Monday, April 13, 2015

Keeping Belize a natural paradise

Belize continues to gain attention as a destination for U.S. travelers. No wonder—its coral reef, second largest barrier reef in the world, is a favorite location for divers and snorkelers, and everyone enjoys its sandy beaches and lush jungle landscapes.
The coral reef is spectacular in crystal clear waters of the
coast of Belize.
But vacationing in Belize means more than just luxuriating in a beautiful setting. If you like to see conservation at work consider traveling to the MayflowerBocawina National Park in Belize. Consisting of more than 7,000 acres of pristine lowland broadleaf forest at the base of the Maya Mountains, this national park is the perfect setting for ecotourism. Not only does it offer visitors refreshing waterfalls, ancient Mayan ruins, excellent bird watching, and verdant hiking trails, but its goal is to improve the environment as well as lives of local people.

White sand beaches attract visitors to Belize.
While visitors may enjoy a variety of outdoor activities in this unspoiled paradise such as rappelling waterfalls, swimming in natural pools, exploring archeological sites, and zipping on the longest line in Central America, it’s not all rough and tumble.  When the national park was created in 2001, it completely surrounded the 50-acre Mama Noots Resort, an ecological project that runs entirely on alternative energy generated by solar panels and hydroelectric power. As a resort that is completely “off the grid,” Mama Noots utilizes a variety of sustainable practices including growing food items used in the on-site restaurant, covering buildings with thatched roofs made from locally sourced materials, and using exterior lights with motion detection to minimize light pollution that affects normal patterns of nocturnal animals.
Jungle landscape and peaceful rivers entice visitors
to the interior of Belize.
The national park and private resort have a unique symbiotic connection: Without the resort and accompanying Bocawina Adventures Company (which maps and maintains trails and provides ecotours both onsite and off site), the park wouldn’t have money to keep it safe from hunters and loggers. With limited funds available, there are only two rangers for the entire national park. But, as more people come to enjoy the beauty of this amazing ecosystem, the chances of vanishing illegal hunting and logging in the area increase.

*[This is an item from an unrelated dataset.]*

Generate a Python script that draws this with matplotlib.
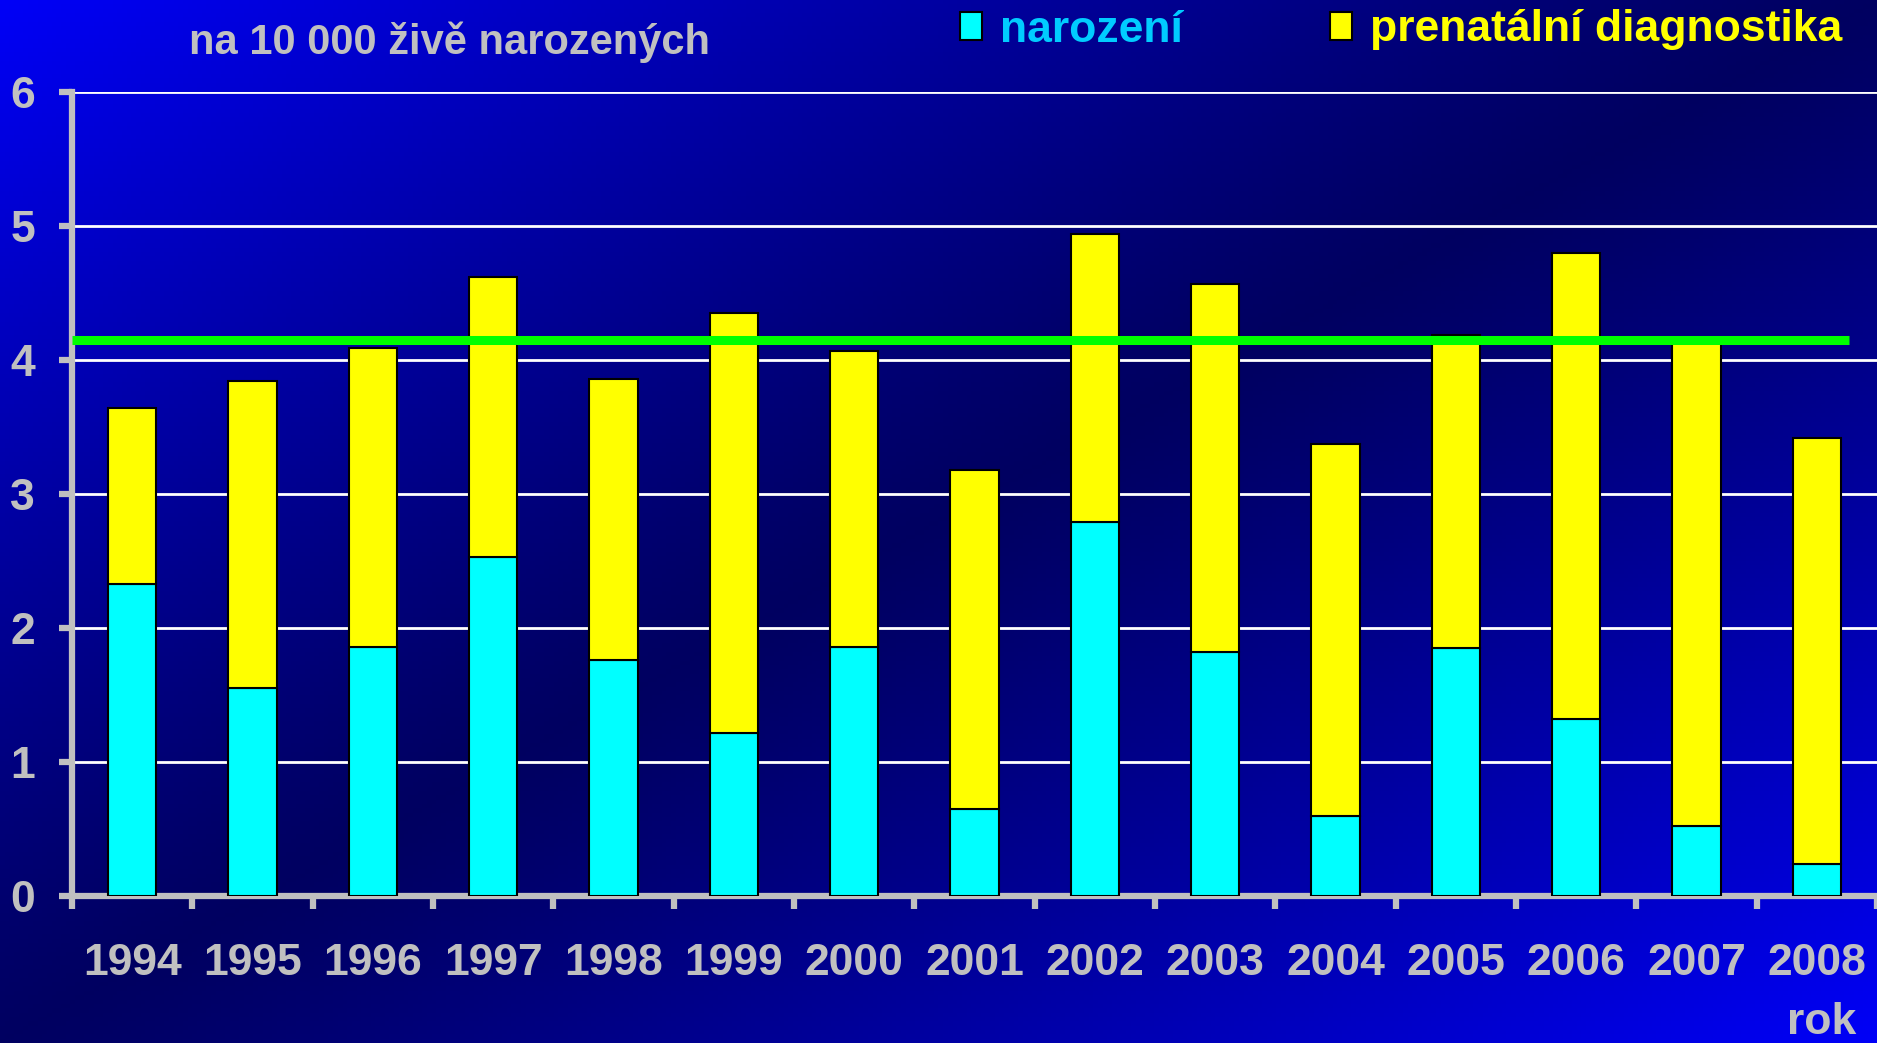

A local documentary has been created by Duarte Dellarole to educate people about the conservation needs of the national park and efforts to keep this place as beautiful as nature created it.

Photos by Larry and Beverly Burmeier

1 comment:

Elaine Masters said...

Belize, and diving there, are high on my bucket list. Nice to hear about this resort and their efforts to keep the natural habitats intact.